__Material__
——

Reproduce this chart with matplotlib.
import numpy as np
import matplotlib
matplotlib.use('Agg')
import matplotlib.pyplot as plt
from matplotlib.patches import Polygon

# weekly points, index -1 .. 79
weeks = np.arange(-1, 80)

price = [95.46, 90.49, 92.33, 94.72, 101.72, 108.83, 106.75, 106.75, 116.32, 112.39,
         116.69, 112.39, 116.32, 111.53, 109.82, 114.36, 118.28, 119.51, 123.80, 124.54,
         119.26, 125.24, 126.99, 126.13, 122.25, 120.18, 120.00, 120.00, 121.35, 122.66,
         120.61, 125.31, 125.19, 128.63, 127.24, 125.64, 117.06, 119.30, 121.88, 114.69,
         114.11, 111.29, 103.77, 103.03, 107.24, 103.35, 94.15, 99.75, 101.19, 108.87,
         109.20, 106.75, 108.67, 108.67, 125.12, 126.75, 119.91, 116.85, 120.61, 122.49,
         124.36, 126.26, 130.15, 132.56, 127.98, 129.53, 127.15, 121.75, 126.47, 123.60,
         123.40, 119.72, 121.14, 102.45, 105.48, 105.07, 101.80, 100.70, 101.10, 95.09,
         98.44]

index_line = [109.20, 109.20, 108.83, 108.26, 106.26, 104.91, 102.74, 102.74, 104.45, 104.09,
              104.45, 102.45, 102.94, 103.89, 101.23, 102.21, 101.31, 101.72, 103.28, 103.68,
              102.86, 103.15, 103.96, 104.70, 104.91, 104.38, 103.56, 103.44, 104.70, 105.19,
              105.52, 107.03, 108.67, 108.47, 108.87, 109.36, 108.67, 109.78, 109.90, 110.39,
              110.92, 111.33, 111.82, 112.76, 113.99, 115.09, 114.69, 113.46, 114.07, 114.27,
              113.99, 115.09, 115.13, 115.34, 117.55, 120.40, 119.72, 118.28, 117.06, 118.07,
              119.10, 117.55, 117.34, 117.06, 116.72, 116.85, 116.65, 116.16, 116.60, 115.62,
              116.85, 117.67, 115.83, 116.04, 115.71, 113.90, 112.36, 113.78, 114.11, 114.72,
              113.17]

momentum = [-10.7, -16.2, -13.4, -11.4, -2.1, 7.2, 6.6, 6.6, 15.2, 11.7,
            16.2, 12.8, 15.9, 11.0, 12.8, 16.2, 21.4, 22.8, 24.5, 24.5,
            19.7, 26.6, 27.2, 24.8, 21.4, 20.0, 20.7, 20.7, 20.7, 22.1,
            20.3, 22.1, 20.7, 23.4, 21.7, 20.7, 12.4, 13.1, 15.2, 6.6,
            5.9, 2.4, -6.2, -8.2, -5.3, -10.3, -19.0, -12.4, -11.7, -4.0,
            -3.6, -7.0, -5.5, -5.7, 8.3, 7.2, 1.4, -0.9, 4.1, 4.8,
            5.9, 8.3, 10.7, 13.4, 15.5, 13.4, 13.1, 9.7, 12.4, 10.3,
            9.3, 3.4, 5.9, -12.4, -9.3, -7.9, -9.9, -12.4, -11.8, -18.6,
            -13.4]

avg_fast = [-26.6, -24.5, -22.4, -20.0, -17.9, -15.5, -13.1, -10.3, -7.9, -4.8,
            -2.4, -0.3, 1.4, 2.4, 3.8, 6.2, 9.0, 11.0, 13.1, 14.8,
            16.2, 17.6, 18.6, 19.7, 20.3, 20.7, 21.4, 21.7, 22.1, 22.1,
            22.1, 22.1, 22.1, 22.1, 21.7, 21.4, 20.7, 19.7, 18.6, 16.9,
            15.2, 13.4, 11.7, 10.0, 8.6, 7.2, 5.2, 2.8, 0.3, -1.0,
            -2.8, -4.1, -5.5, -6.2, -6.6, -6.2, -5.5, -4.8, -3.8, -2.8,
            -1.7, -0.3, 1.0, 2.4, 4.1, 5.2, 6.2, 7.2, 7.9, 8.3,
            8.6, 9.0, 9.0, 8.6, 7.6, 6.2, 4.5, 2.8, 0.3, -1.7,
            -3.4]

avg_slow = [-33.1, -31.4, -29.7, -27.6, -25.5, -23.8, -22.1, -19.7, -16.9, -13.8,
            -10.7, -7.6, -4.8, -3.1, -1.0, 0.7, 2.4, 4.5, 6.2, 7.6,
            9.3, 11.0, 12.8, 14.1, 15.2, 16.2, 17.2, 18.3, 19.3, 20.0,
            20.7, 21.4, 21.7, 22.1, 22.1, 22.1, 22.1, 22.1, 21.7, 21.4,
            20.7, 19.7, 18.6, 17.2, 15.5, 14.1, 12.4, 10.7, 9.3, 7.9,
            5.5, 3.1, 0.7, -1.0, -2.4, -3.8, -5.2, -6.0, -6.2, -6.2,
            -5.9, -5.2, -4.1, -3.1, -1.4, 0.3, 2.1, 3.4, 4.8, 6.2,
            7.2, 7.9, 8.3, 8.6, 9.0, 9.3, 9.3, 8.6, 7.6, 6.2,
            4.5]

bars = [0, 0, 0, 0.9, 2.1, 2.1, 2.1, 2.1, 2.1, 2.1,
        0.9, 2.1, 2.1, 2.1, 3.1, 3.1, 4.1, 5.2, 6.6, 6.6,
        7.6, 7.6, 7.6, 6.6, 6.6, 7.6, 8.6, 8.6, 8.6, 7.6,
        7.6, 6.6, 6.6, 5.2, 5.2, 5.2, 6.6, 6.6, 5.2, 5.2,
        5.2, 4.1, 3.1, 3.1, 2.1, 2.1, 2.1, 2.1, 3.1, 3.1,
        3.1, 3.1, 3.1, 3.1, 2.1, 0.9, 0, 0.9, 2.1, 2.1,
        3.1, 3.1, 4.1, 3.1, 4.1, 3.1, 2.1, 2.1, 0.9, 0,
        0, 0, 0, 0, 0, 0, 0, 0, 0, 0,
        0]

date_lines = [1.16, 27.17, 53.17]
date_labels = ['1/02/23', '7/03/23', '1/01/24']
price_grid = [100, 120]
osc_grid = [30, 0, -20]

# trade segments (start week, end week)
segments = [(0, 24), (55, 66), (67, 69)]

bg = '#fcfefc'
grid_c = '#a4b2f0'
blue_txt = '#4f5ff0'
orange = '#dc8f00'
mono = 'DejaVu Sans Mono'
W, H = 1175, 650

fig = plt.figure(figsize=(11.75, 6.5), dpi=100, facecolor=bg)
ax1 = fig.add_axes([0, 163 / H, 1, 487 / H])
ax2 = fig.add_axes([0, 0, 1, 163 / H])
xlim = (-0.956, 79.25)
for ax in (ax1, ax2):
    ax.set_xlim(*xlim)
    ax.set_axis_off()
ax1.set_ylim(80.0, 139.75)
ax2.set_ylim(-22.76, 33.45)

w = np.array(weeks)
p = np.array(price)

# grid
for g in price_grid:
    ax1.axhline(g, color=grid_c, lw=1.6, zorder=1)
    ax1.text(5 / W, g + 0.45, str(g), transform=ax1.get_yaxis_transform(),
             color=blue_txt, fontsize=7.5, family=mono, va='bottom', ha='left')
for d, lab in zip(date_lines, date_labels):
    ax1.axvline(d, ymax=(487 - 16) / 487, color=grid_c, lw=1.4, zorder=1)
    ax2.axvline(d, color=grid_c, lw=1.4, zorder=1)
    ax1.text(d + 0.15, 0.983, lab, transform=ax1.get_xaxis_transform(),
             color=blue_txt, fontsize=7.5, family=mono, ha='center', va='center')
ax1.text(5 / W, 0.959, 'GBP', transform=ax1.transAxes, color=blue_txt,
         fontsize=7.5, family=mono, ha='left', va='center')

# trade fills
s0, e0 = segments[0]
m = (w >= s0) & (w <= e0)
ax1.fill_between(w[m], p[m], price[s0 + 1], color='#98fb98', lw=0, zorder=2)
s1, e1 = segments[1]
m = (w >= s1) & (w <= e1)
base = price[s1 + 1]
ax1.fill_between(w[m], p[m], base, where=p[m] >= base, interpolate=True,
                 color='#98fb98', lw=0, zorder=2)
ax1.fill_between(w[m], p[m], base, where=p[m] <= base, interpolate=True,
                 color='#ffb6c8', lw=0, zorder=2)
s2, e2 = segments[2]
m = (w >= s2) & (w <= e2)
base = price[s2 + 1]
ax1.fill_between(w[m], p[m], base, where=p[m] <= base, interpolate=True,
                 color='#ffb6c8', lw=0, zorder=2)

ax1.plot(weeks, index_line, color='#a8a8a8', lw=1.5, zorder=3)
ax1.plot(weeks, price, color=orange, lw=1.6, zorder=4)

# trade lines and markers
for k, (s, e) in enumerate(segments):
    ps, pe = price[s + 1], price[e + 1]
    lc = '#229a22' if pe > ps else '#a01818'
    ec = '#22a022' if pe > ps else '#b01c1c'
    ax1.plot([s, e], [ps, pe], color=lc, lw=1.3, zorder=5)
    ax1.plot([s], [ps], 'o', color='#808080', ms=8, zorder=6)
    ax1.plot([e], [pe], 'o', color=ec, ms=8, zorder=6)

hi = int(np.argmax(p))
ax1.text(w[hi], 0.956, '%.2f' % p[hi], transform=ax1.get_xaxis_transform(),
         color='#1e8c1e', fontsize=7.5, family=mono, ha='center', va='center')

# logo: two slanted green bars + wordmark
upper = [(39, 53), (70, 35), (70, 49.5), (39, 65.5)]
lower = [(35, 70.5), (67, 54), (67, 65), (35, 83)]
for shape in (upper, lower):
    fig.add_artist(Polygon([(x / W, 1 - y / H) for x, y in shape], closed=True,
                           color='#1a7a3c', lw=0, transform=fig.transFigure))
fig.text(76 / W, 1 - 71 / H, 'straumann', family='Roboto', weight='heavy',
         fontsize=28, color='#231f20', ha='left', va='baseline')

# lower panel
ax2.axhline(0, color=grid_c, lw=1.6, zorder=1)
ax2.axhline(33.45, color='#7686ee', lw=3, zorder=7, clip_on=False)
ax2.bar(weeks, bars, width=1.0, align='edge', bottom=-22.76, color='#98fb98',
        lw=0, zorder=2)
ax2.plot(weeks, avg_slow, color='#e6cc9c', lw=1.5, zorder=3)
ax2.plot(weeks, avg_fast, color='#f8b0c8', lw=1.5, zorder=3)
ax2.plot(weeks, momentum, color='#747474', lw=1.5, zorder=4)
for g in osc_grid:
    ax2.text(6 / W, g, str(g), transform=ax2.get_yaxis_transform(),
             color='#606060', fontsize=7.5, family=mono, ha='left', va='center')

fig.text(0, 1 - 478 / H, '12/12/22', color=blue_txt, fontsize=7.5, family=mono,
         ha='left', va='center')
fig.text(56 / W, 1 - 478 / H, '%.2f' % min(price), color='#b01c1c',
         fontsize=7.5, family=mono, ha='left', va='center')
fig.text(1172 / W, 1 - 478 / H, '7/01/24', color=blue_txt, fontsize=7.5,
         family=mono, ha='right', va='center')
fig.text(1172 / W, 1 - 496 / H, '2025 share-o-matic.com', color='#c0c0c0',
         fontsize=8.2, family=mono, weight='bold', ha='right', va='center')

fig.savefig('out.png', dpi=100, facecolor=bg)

——

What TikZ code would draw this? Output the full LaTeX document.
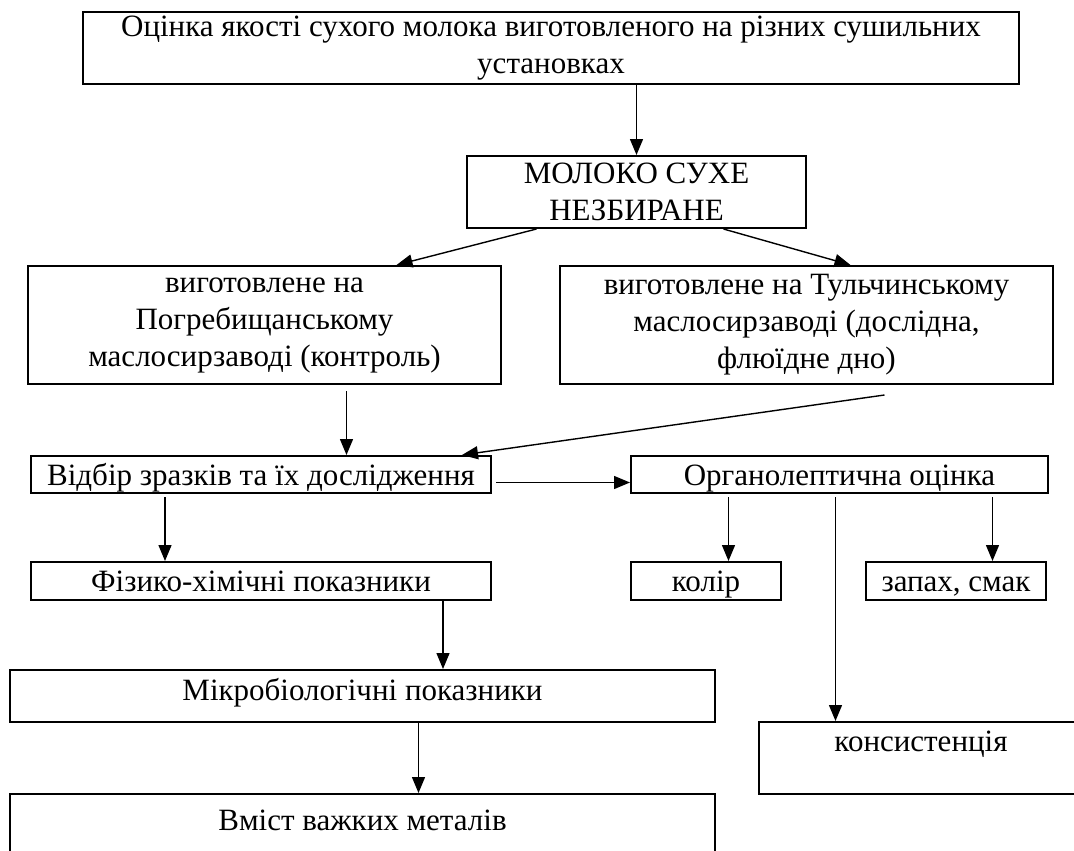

——

__The exercise__
Identify each line of the material where the word "this" shows up, and copy it.

__Exercise solution__
Reproduce this chart with matplotlib.
What TikZ code would draw this? Output the full LaTeX document.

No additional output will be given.